Walsh stops by OHNC meeting

Mayor Martin Walsh made a surprise visit last Tuesday to the Orient Heights Neighborhood Council’s (OHNC) February meeting.
The Mayor, who had previously visited OHNC members a few months back, said his visit was part of a promise he made to the group to have an open and frank discussion about some of the issues on residents’ minds.
Walsh started tellingthe OHNC that he got his start in a life of public service by attending his local community group in Dorchester.
“I was just like you,” said Walsh. “So the work that you do I really appreciate it. You are the eyes and ears of the neighborhood and keep a watch on crime, development and a whole host of other issues, and I thank you for that.”
Walsh then got into the meat and bones of why he was at the local community meeting–OHNC members’s concerns over the explosion of development in the neighborhood.
“We got caught in the middle of a major housing crisis,” said Walsh. “Years ago, people were leaving the city for many different reasons. Then around 10 years ago things started to change and people wanted to move back to the city. Students who went to college here wanted to stay, Baby Boomers started moving back and companies started to invest in the city and bring jobs to the city so it really was a perfect storm that was brewing.”
Walsh explained that the demand for housing led to a demand in housing development.
“When I was campaigning here in 2013, the one thing I heard over and over again was when was it going to be East Boston’s turn,” said Walsh. “People wondered about the waterfront, they wondered about the housing stock and wanted to see more investment in the neighborhood.”
But as the saying goes be careful of what you ask for.
Walsh said Eastie became a very desirable neighborhood for developers and over the next six years, as the demand for housing increased, the demand for development in the neighborhood also increased.
Walsh directly addressed the criticism he’s been hearing from OHNC members that the Boston Zoning Board of Appeals rubber stamps every project that comes before the group.
“It’s simply not true and the numbers are misleading,” he said. “People throw out this number that the ZBA approves 90 percent of the projects that go before them but that number is a little skewed.”
Walsh said what residents don’t see is the dozens of projects that don’t have community, elected official or BPDA support and are pulled off the docket.
“So we never really get an accurate number because a lot of these projects don’t go up to the ZBA when they know it is going to be a no vote,” explained the Mayor. “They either go for a deferral and continue to work with the community or they pull the project all together.”
Walsh said since October the ZBA has only approved three projects in Orient Heights. Those projects were a three-family on Ford Street, a five-unit development with 10 parking spaces on Crestway and another three-family on Boardman Street.
“Alll those projects came before you a lot bigger but the developers worked with you, the community, and brought all these projects down to scale and moved forward,” said Walsh.
Walsh also pointed to a couple of other projects in the area that were drastically scaled back. The project at 119 Barnes Ave. was reduced from seven units to four while the project at 119 Coleridge St. was reduced from 19 units to nine.
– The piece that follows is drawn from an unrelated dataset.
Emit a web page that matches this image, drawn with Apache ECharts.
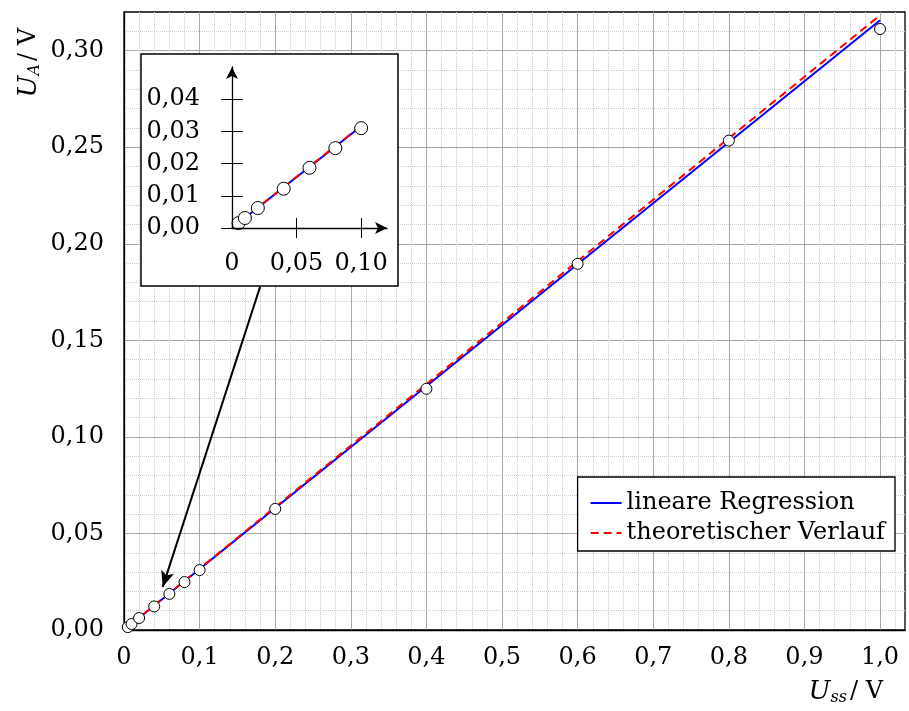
<!DOCTYPE html>
<html>
<head>
<meta charset="utf-8">
<script src="https://cdn.jsdelivr.net/npm/echarts@6.0.0/dist/echarts.min.js"></script>
<style>
html, body { margin: 0; padding: 0; background: #fff; }
#chart { width: 909px; height: 711px; }
</style>
</head>
<body>
<div id="chart"></div>
<script>
// Messwerte U_ss -> U_A
var messX = [0.005, 0.01, 0.02, 0.04, 0.06, 0.08, 0.1, 0.2, 0.4, 0.6, 0.8, 1.0];
var messY = [0.0015, 0.0031, 0.0062, 0.0122, 0.0187, 0.0248, 0.0310, 0.0627, 0.1249, 0.1896, 0.2534, 0.3112];
// Geraden (Endpunkte)
var regLine = [[0, 0], [1.0, 0.3157]];
var theoLine = [[0, 0], [1.0, 0.3183]];
var regLineZoom = [[0, 0], [0.1, 0.0316]];
var theoLineZoom = [[0, 0], [0.1, 0.0318]];
// Ausschnitt: Ticks
var zoomYTicks = [0, 0.01, 0.02, 0.03, 0.04];
var zoomXTicks = [0.05, 0.10];
var zoomXLabels = [0, 0.05, 0.10];
// Pfeil vom Ausschnitt zum Bereich
var arrowFrom = [0.18, 0.1777];
var arrowTo = [0.0512, 0.0223];

var FONT = 'DejaVu Serif';
var chart = echarts.init(document.getElementById('chart'));

var points = [], pointsZoom = [];
for (var i = 0; i < messX.length; i++) {
    points.push([messX[i], messY[i]]);
    if (messX[i] <= 0.1) pointsZoom.push([messX[i], messY[i]]);
}

function komma(d) {
    return function (v) { return v === 0 && d === 0 ? '0' : v.toFixed(d).replace('.', ','); };
}

var labelStyle = { fontFamily: FONT, fontSize: 24, color: '#000' };

var option = {
    animation: false,
    backgroundColor: '#fff',
    grid: [
        { left: 124, top: 12, right: 4, bottom: 81, show: true, borderColor: '#000', borderWidth: 1.3 },
        { left: 232, top: 67, width: 155, height: 161 }
    ],
    xAxis: [
        {
            type: 'value', gridIndex: 0, min: 0, max: 1.033, interval: 0.1,
            axisLine: { lineStyle: { color: '#000', width: 1.3 } },
            axisTick: { show: false },
            axisLabel: Object.assign({ margin: 16, showMaxLabel: false, formatter: function (v) { return v === 0 ? '0' : v.toFixed(1).replace('.', ','); } }, labelStyle),
            splitLine: { show: true, showMaxLine: false, lineStyle: { color: '#a8a8a8', width: 1 } },
            minorTick: { show: false, splitNumber: 5 },
            minorSplitLine: { show: true, lineStyle: { color: '#cccccc', type: 'dotted', width: 1 } }
        },
        {
            type: 'value', gridIndex: 1, min: 0, max: 0.12, interval: 0.05, z: 10,
            axisLine: { symbol: ['none', 'arrow'], symbolSize: [9, 12], lineStyle: { color: '#000', width: 1.3 } },
            axisTick: { show: true, length: 10, customValues: zoomXTicks, lineStyle: { color: '#000', width: 1 } },
            axisLabel: Object.assign({ margin: 24, customValues: zoomXLabels, formatter: function (v) { return v === 0 ? '0' : v.toFixed(2).replace('.', ','); } }, labelStyle),
            splitLine: { show: false }
        },
        {
            type: 'value', gridIndex: 1, min: 0, max: 0.12, interval: 0.05, position: 'bottom', z: 10,
            axisLine: { show: false },
            axisTick: { show: true, inside: true, length: 10, customValues: zoomXTicks, lineStyle: { color: '#000', width: 1 } },
            axisLabel: { show: false },
            splitLine: { show: false }
        }
    ],
    yAxis: [
        {
            type: 'value', gridIndex: 0, min: 0, max: 0.32, interval: 0.05,
            axisLine: { lineStyle: { color: '#000', width: 1.3 } },
            axisTick: { show: false },
            axisLabel: Object.assign({ margin: 20, showMaxLabel: false, formatter: komma(2) }, labelStyle),
            splitLine: { show: true, showMaxLine: false, lineStyle: { color: '#a8a8a8', width: 1 } },
            minorTick: { show: false, splitNumber: 5 },
            minorSplitLine: { show: true, lineStyle: { color: '#cccccc', type: 'dotted', width: 1 } }
        },
        {
            type: 'value', gridIndex: 1, min: 0, max: 0.05, interval: 0.01, z: 10,
            axisLine: { symbol: ['none', 'arrow'], symbolSize: [9, 12], lineStyle: { color: '#000', width: 1.3 } },
            axisTick: { show: true, length: 11, customValues: zoomYTicks, lineStyle: { color: '#000', width: 1 } },
            axisLabel: Object.assign({ margin: 32, customValues: zoomYTicks, formatter: function (v) { return v.toFixed(2).replace('.', ','); } }, labelStyle),
            splitLine: { show: false }
        },
        {
            type: 'value', gridIndex: 1, min: 0, max: 0.05, interval: 0.01, position: 'left', z: 10,
            axisLine: { show: false },
            axisTick: { show: true, inside: true, length: 11, customValues: zoomYTicks, lineStyle: { color: '#000', width: 1 } },
            axisLabel: { show: false },
            splitLine: { show: false }
        }
    ],
    legend: {
        orient: 'vertical', right: 14, top: 477,
        backgroundColor: '#fff', borderColor: '#000', borderWidth: 1.3, borderRadius: 0,
        padding: [14, 10, 6, 12], itemGap: 6, itemWidth: 31, itemHeight: 14,
        itemStyle: { opacity: 0 },
        textStyle: { fontFamily: FONT, fontSize: 24, color: '#000', lineHeight: 24 },
        data: ['lineare Regression', 'theoretischer Verlauf']
    },
    graphic: [
        {
            type: 'rect', z: 3,
            shape: { x: 141, y: 54, width: 257, height: 232 },
            style: { fill: '#fff', stroke: '#000', lineWidth: 1.5 }
        },
        {
            type: 'text', x: 883, y: 692, z: 5,
            style: {
                text: '{u|U}{s|ss}{n|/ V}', align: 'right', verticalAlign: 'middle', fill: '#000',
                rich: {
                    u: { fontFamily: FONT, fontStyle: 'italic', fontSize: 26 },
                    s: { fontFamily: FONT, fontStyle: 'italic', fontSize: 16, padding: [12, 3, 0, 0] },
                    n: { fontFamily: FONT, fontSize: 24 }
                }
            }
        },
        {
            type: 'text', x: 29, y: 28, rotation: Math.PI / 2, z: 5,
            style: {
                text: '{u|U}{s|A}{n|/ V}', align: 'right', verticalAlign: 'middle', fill: '#000',
                rich: {
                    u: { fontFamily: FONT, fontStyle: 'italic', fontSize: 26 },
                    s: { fontFamily: FONT, fontStyle: 'italic', fontSize: 16, padding: [12, 3, 0, 0] },
                    n: { fontFamily: FONT, fontSize: 24 }
                }
            }
        }
    ],
    series: [
        {
            name: 'lineare Regression', type: 'line', xAxisIndex: 0, yAxisIndex: 0,
            data: regLine, showSymbol: false, symbol: 'none', z: 3,
            lineStyle: { color: '#0000ff', width: 2 }, itemStyle: { color: '#0000ff' }
        },
        {
            name: 'theoretischer Verlauf', type: 'line', xAxisIndex: 0, yAxisIndex: 0,
            data: theoLine, showSymbol: false, symbol: 'none', z: 4,
            lineStyle: { color: '#ff0000', width: 2, type: [8, 5] }, itemStyle: { color: '#ff0000' }
        },
        {
            name: 'Messwerte', type: 'scatter', xAxisIndex: 0, yAxisIndex: 0,
            data: points, symbol: 'circle', symbolSize: 11, z: 5,
            itemStyle: { color: '#fff', borderColor: '#000', borderWidth: 1, opacity: 1 },
            markLine: {
                silent: true, symbol: ['none', 'arrow'], symbolSize: [10, 16], z: 6,
                label: { show: false },
                lineStyle: { color: '#000', width: 2, type: 'solid' },
                data: [[{ coord: arrowFrom }, { coord: arrowTo }]]
            }
        },
        {
            name: 'lineare Regression', type: 'line', xAxisIndex: 1, yAxisIndex: 1,
            data: regLineZoom, showSymbol: false, symbol: 'none', z: 6,
            lineStyle: { color: '#0000ff', width: 2 }
        },
        {
            name: 'theoretischer Verlauf', type: 'line', xAxisIndex: 1, yAxisIndex: 1,
            data: theoLineZoom, showSymbol: false, symbol: 'none', z: 7,
            lineStyle: { color: '#ff0000', width: 2, type: [8, 5] }
        },
        {
            name: 'Messwerte', type: 'scatter', xAxisIndex: 1, yAxisIndex: 1,
            data: pointsZoom, symbol: 'circle', symbolSize: 13, z: 8,
            itemStyle: { color: '#fff', borderColor: '#000', borderWidth: 1, opacity: 1 }
        }
    ]
};

chart.setOption(option);
</script>
</body>
</html>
“So a lot of these projects do get scaled back and then work for the neighborhood,” said Walsh.
Walsh also pointed to two projects that have yet to receive community, political or BPDA support that are currently in limbo.
“The project on the corner of Ford and Boardman Streets and the hotel pitched for Saratoga Street do not have our support so they are not moving forward right now,” said Walsh. “The developers still have a lot of work to do with us and with the community.